— THE EXERCISE —
Begin with the line containing "Convert this chart to Plotly code." and end with the line containing "in zip(categories, label_colors)]"; set down that block verbatim and nothing else.

═════ PROVIDED RECORDS

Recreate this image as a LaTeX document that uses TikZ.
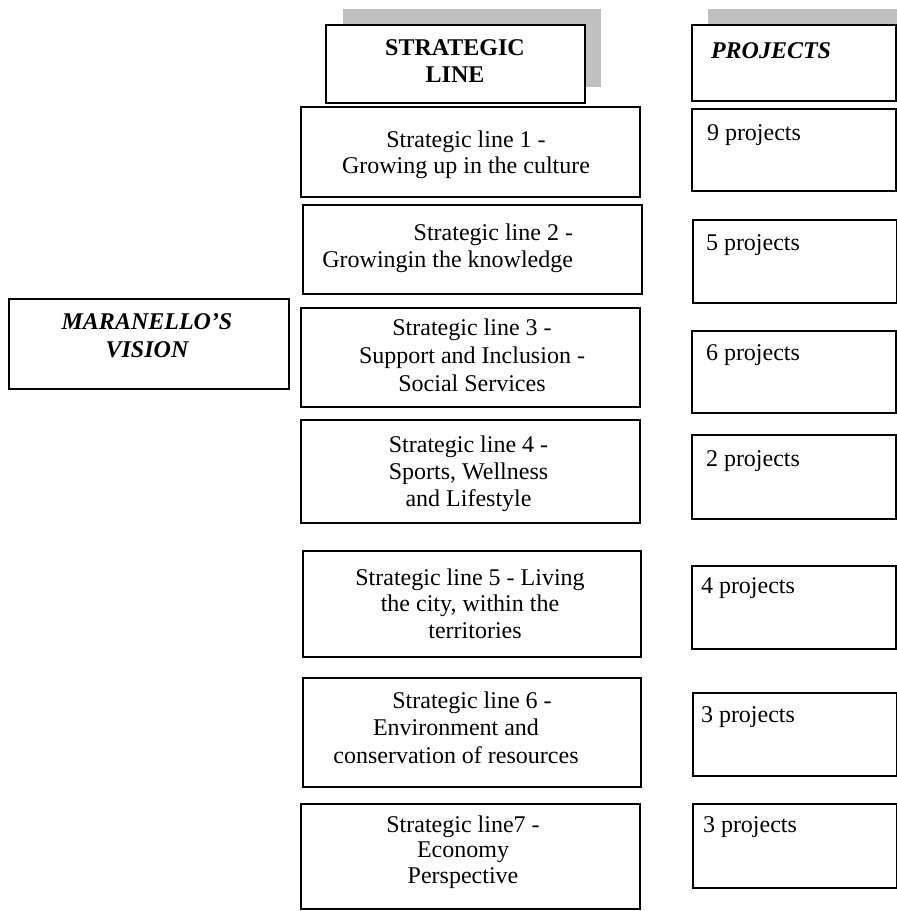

══════════
═════ PROVIDED RECORDS

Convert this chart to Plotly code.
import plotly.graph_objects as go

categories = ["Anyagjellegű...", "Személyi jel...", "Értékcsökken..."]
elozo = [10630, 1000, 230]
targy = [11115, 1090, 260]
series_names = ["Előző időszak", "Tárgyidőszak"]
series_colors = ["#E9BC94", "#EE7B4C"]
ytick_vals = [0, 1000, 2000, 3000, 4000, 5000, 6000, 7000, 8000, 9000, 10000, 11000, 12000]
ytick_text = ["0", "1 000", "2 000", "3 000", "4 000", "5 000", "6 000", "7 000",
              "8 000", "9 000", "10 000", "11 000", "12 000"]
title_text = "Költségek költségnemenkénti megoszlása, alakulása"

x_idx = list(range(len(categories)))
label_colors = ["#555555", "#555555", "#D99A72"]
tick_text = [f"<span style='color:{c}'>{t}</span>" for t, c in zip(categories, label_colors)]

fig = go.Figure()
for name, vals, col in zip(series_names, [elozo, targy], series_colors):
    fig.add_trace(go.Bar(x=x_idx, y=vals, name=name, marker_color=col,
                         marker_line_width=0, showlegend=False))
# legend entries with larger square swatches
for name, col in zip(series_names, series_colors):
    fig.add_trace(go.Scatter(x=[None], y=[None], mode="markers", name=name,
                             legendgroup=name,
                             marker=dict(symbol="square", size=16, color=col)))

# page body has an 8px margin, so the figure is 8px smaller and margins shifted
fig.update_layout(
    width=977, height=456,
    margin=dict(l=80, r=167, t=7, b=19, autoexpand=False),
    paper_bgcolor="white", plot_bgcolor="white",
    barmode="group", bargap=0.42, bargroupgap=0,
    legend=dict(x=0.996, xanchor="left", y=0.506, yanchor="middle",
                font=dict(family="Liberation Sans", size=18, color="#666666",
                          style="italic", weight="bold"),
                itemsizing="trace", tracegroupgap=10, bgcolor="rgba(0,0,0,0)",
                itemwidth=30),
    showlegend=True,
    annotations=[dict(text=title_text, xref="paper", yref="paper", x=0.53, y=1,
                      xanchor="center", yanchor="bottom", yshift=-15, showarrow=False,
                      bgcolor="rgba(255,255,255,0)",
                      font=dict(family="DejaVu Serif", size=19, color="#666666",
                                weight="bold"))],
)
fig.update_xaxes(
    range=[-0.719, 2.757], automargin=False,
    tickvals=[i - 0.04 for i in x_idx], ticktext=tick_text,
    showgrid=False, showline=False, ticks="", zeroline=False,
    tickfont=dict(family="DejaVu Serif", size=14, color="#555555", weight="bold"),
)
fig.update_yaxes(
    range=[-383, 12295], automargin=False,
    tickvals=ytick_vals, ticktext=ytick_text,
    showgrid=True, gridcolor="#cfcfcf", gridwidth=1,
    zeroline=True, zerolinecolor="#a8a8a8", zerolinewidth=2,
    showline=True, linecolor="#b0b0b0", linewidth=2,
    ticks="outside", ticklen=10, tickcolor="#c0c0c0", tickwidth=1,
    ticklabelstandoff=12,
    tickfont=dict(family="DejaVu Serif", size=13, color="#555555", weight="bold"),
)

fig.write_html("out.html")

══════════

— THE COMPLETED TASK —
Convert this chart to Plotly code.
import plotly.graph_objects as go

categories = ["Anyagjellegű...", "Személyi jel...", "Értékcsökken..."]
elozo = [10630, 1000, 230]
targy = [11115, 1090, 260]
series_names = ["Előző időszak", "Tárgyidőszak"]
series_colors = ["#E9BC94", "#EE7B4C"]
ytick_vals = [0, 1000, 2000, 3000, 4000, 5000, 6000, 7000, 8000, 9000, 10000, 11000, 12000]
ytick_text = ["0", "1 000", "2 000", "3 000", "4 000", "5 000", "6 000", "7 000",
              "8 000", "9 000", "10 000", "11 000", "12 000"]
title_text = "Költségek költségnemenkénti megoszlása, alakulása"

x_idx = list(range(len(categories)))
label_colors = ["#555555", "#555555", "#D99A72"]
tick_text = [f"<span style='color:{c}'>{t}</span>" for t, c in zip(categories, label_colors)]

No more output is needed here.